Instructions to follow:
Your task is to copy the listing exactly. Drop any pictures from the copy.

────────────────────

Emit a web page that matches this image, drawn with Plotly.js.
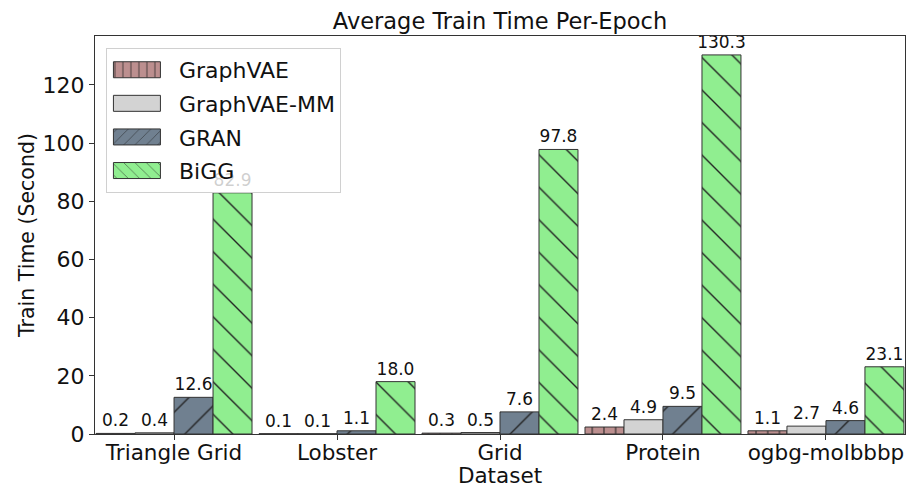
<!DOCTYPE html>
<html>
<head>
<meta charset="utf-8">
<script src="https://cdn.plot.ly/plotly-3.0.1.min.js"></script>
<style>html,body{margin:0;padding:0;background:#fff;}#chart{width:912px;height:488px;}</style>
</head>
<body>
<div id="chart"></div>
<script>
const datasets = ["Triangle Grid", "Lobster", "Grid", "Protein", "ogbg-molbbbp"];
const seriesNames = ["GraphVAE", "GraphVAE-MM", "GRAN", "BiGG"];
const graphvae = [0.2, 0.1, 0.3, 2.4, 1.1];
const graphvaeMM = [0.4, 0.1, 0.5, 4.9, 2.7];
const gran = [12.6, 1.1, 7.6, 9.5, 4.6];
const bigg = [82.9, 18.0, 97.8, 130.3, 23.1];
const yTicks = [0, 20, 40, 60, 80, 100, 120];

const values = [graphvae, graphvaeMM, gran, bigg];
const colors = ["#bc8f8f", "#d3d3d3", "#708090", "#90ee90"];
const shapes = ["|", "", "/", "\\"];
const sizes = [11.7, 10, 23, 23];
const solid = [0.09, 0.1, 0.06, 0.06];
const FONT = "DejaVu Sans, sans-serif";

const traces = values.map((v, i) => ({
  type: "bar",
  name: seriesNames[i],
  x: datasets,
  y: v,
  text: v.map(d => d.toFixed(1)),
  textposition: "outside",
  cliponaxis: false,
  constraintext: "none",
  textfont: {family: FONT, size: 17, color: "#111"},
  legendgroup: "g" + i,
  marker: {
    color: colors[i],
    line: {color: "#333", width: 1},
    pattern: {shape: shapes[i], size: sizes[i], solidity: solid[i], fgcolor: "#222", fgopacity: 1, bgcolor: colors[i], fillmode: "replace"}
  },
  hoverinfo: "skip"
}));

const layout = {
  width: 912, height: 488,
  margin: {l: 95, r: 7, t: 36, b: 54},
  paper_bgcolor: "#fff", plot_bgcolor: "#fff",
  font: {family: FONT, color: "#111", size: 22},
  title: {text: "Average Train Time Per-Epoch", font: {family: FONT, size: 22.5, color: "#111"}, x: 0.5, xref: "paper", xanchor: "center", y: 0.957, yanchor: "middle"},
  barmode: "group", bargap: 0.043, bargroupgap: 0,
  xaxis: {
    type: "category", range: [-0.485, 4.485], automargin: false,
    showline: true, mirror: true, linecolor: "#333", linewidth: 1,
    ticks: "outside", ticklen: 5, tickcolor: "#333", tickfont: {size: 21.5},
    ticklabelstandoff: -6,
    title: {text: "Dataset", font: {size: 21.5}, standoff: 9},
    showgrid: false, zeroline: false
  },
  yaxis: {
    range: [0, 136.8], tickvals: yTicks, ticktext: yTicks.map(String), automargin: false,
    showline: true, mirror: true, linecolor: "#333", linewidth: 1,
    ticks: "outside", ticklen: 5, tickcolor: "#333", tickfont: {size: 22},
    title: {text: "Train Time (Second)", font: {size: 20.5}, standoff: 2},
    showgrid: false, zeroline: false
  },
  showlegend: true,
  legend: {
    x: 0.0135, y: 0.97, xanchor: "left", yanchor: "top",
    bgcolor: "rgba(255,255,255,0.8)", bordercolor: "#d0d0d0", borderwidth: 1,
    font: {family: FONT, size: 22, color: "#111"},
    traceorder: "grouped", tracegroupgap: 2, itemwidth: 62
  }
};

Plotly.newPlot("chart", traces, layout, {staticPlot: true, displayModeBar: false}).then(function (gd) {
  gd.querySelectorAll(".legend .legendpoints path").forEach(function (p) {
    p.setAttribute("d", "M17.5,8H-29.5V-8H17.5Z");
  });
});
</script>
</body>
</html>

────────────────────

Completed task:
Emit a web page that matches this image, drawn with Plotly.js.
<!DOCTYPE html>
<html>
<head>
<meta charset="utf-8">
<script src="https://cdn.plot.ly/plotly-3.0.1.min.js"></script>
<style>html,body{margin:0;padding:0;background:#fff;}#chart{width:912px;height:488px;}</style>
</head>
<body>
<div id="chart"></div>
<script>
const datasets = ["Triangle Grid", "Lobster", "Grid", "Protein", "ogbg-molbbbp"];
const seriesNames = ["GraphVAE", "GraphVAE-MM", "GRAN", "BiGG"];
const graphvae = [0.2, 0.1, 0.3, 2.4, 1.1];
const graphvaeMM = [0.4, 0.1, 0.5, 4.9, 2.7];
const gran = [12.6, 1.1, 7.6, 9.5, 4.6];
const bigg = [82.9, 18.0, 97.8, 130.3, 23.1];
const yTicks = [0, 20, 40, 60, 80, 100, 120];

const values = [graphvae, graphvaeMM, gran, bigg];
const colors = ["#bc8f8f", "#d3d3d3", "#708090", "#90ee90"];
const shapes = ["|", "", "/", "\\"];
const sizes = [11.7, 10, 23, 23];
const solid = [0.09, 0.1, 0.06, 0.06];
const FONT = "DejaVu Sans, sans-serif";

const traces = values.map((v, i) => ({
  type: "bar",
  name: seriesNames[i],
  x: datasets,
  y: v,
  text: v.map(d => d.toFixed(1)),
  textposition: "outside",
  cliponaxis: false,
  constraintext: "none",
  textfont: {family: FONT, size: 17, color: "#111"},
  legendgroup: "g" + i,
  marker: {
    color: colors[i],
    line: {color: "#333", width: 1},
    pattern: {shape: shapes[i], size: sizes[i], solidity: solid[i], fgcolor: "#222", fgopacity: 1, bgcolor: colors[i], fillmode: "replace"}
  },
  hoverinfo: "skip"
}));

const layout = {
  width: 912, height: 488,
  margin: {l: 95, r: 7, t: 36, b: 54},
  paper_bgcolor: "#fff", plot_bgcolor: "#fff",
  font: {family: FONT, color: "#111", size: 22},
  title: {text: "Average Train Time Per-Epoch", font: {family: FONT, size: 22.5, color: "#111"}, x: 0.5, xref: "paper", xanchor: "center", y: 0.957, yanchor: "middle"},
  barmode: "group", bargap: 0.043, bargroupgap: 0,
  xaxis: {
    type: "category", range: [-0.485, 4.485], automargin: false,
    showline: true, mirror: true, linecolor: "#333", linewidth: 1,
    ticks: "outside", ticklen: 5, tickcolor: "#333", tickfont: {size: 21.5},
    ticklabelstandoff: -6,
    title: {text: "Dataset", font: {size: 21.5}, standoff: 9},
    showgrid: false, zeroline: false
  },
  yaxis: {
    range: [0, 136.8], tickvals: yTicks, ticktext: yTicks.map(String), automargin: false,
    showline: true, mirror: true, linecolor: "#333", linewidth: 1,
    ticks: "outside", ticklen: 5, tickcolor: "#333", tickfont: {size: 22},
    title: {text: "Train Time (Second)", font: {size: 20.5}, standoff: 2},
    showgrid: false, zeroline: false
  },
  showlegend: true,
  legend: {
    x: 0.0135, y: 0.97, xanchor: "left", yanchor: "top",
    bgcolor: "rgba(255,255,255,0.8)", bordercolor: "#d0d0d0", borderwidth: 1,
    font: {family: FONT, size: 22, color: "#111"},
    traceorder: "grouped", tracegroupgap: 2, itemwidth: 62
  }
};

Plotly.newPlot("chart", traces, layout, {staticPlot: true, displayModeBar: false}).then(function (gd) {
  gd.querySelectorAll(".legend .legendpoints path").forEach(function (p) {
    p.setAttribute("d", "M17.5,8H-29.5V-8H17.5Z");
  });
});
</script>
</body>
</html>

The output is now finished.